- From: duanyao <duanyao@ustc.edu>
- Date: Wed, 19 Apr 2017 18:28:46 +0800
- To: Anne van Kesteren <annevk@annevk.nl>
- Cc: WHATWG <whatwg@lists.whatwg.org>, Ashley Sheridan <ash@ashleysheridan.co.uk>, Ian Hickson <ian@hixie.ch>, Roger Hågensen <rh_whatwg@skuldwyrm.no>
在 2017年04月19日 17:28, Anne van Kesteren 写道: > On Wed, Apr 19, 2017 at 11:08 AM, duanyao <duanyao@ustc.edu> wrote: >> This is really not intended. I just don't quite understand some of those >> points. For example, >> Is "the web being fundamentally linked to HTTP" just the current status of >> the industry, or >> the inherent philosiphy of the web?

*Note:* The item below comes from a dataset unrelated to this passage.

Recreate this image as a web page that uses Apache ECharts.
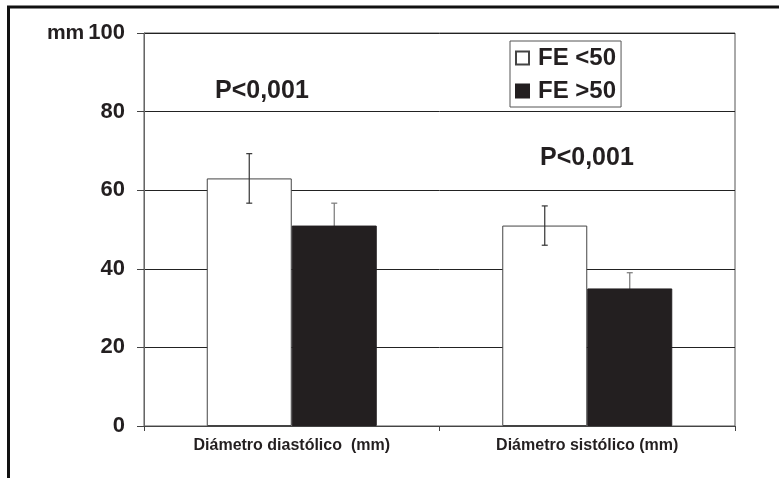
<!DOCTYPE html>
<html>
<head>
<meta charset="utf-8">
<script src="https://cdn.jsdelivr.net/npm/echarts@6/dist/echarts.min.js"></script>
<style>
  html, body { margin: 0; padding: 0; background: #fff; }
  #chart { width: 779px; height: 478px; }
</style>
</head>
<body>
<div id="chart"></div>
<script>
// categorias y valores (mm)
let categories = ['Diámetro diastólico  (mm)', 'Diámetro sistólico (mm)'];
let feLow = [63, 51];        // FE <50
let feHigh = [51, 35];       // FE >50
let feLowErr = [6.3, 5];
let feHighErr = [5.7, 4];
let yTicks = [0, 20, 40, 60, 80, 100];

let myChart = echarts.init(document.getElementById('chart'));

function errorBars(values, errs, offset, color, z) {
    return {
        type: 'custom',
        z: z,
        data: values.map((v, i) => [i, v, errs[i]]),
        renderItem: function (params, api) {
            let i = api.value(0);
            let hi = api.coord([i, api.value(1) + api.value(2)]);
            let lo = api.coord([i, api.value(1) - api.value(2)]);
            let x = hi[0] + offset;
            let cap = 3;
            let st = { stroke: color, lineWidth: 1.2 };
            return {
                type: 'group',
                children: [
                    { type: 'line', shape: { x1: x, y1: hi[1], x2: x, y2: lo[1] }, style: st },
                    { type: 'line', shape: { x1: x - cap, y1: hi[1], x2: x + cap, y2: hi[1] }, style: st },
                    { type: 'line', shape: { x1: x - cap, y1: lo[1], x2: x + cap, y2: lo[1] }, style: st }
                ]
            };
        }
    };
}

myChart.setOption({
    animation: false,
    backgroundColor: '#fff',
    textStyle: { fontFamily: 'Liberation Sans, Arial, sans-serif' },
    grid: {
        left: 144, right: 44, top: 33, bottom: 52,
        show: true, borderColor: '#555', borderWidth: 1
    },
    legend: {
        orient: 'vertical',
        left: 510, top: 41,
        padding: [5, 5, 4, 5],
        itemGap: 9,
        itemWidth: 13, itemHeight: 13,
        borderColor: '#555', borderWidth: 1,
        icon: 'rect',
        textStyle: { fontSize: 24, fontWeight: 'bold', color: '#231f20', padding: [0, 0, 0, 4] },
        data: ['FE <50', 'FE >50']
    },
    xAxis: {
        type: 'category',
        data: categories,
        axisLine: { lineStyle: { color: '#444', width: 1 } },
        axisTick: { show: true, length: 5, lineStyle: { color: '#444' } },
        axisLabel: { fontSize: 16, fontWeight: 'bold', color: '#231f20', margin: 12 }
    },
    yAxis: {
        type: 'value',
        min: 0, max: 100, interval: 20,
        axisLine: { show: true, lineStyle: { color: '#666' } },
        axisTick: { show: true, length: 7, lineStyle: { color: '#444' } },
        splitLine: { lineStyle: { color: '#222', width: 1 } },
        axisLabel: {
            margin: 19,
            fontSize: 22, fontWeight: 'bold', color: '#231f20',
            formatter: function (v) {
                return v === yTicks[yTicks.length - 1] ? '{u|mm}' + v : '' + v;
            },
            rich: { u: { fontSize: 21, fontWeight: 'bold', color: '#231f20', padding: [0, 4, 0, 0] } }
        }
    },
    series: [
        {
            name: 'FE <50',
            type: 'bar',
            data: feLow,
            barWidth: 85,
            barGap: '0%',
            itemStyle: { color: '#fff', borderColor: '#444', borderWidth: 1 }
        },
        {
            name: 'FE >50',
            type: 'bar',
            data: feHigh,
            barWidth: 85,
            itemStyle: { color: '#231f20', borderColor: '#231f20', borderWidth: 1 }
        },
        errorBars(feLow, feLowErr, -42.5, '#333', 10),
        errorBars(feHigh, feHighErr, 42.5, '#777', 1)
    ],
    graphic: [
        {
            type: 'rect', silent: true,
            shape: { x: 8.5, y: 7, width: 820, height: 520 },
            style: { fill: null, stroke: '#111', lineWidth: 3 }
        },
        {
            type: 'text', left: 215, top: 79,
            style: { text: 'P<0,001', fontSize: 25, fontWeight: 'bold', fill: '#231f20', fontFamily: 'Liberation Sans, Arial' }
        },
        {
            type: 'text', left: 540, top: 146,
            style: { text: 'P<0,001', fontSize: 25, fontWeight: 'bold', fill: '#231f20', fontFamily: 'Liberation Sans, Arial' }
        }
    ]
});
</script>
</body>
</html>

If the latter, some explanation or >> document would be very >> appreciated. > I suspect it's actually a little higher-level than HTTP, with that > indeed being the current state, but the web is about the exchange of > data between computers and definitely sits at a higher level of > abstraction than the particulars of the Linux or Windows file system. > It's hard to define concretely I think, but being platform-independent > and having data addressable from anywhere are important principles. It's quite helpful, thanks. If "addressable from anywhere" is a hard requirement then file: url is doomed with the web, and further discussion would be unnecessary. Though platform-independency could be achieved technically. > >> Doesn't file: protocol also abstract away much of the file system? What >> parts make it a bad abstraction? >> You mentioned casing and unicode normalization. > File URLs (it's not a protocol really) are still fundamentally tied to > the file system, including how it's hierarchical and such. And then > indeed there's all the legacy implications of file URLs. > > >> I'm not particularly eager to write access myself. Maybe we can seperately >> discuss read and write cases. > I already pointed to https://wicg.github.io/entries-api/ as a way to > get access to a directory of files and <input type=file> as a way to > get access to a sequence of files. Both for read access. I haven't > seen any interest to go beyond that. > > Well, I meant accessing local files from local files without user actions (e.g. XHR/fetch), mainly used to load a web app's own assets.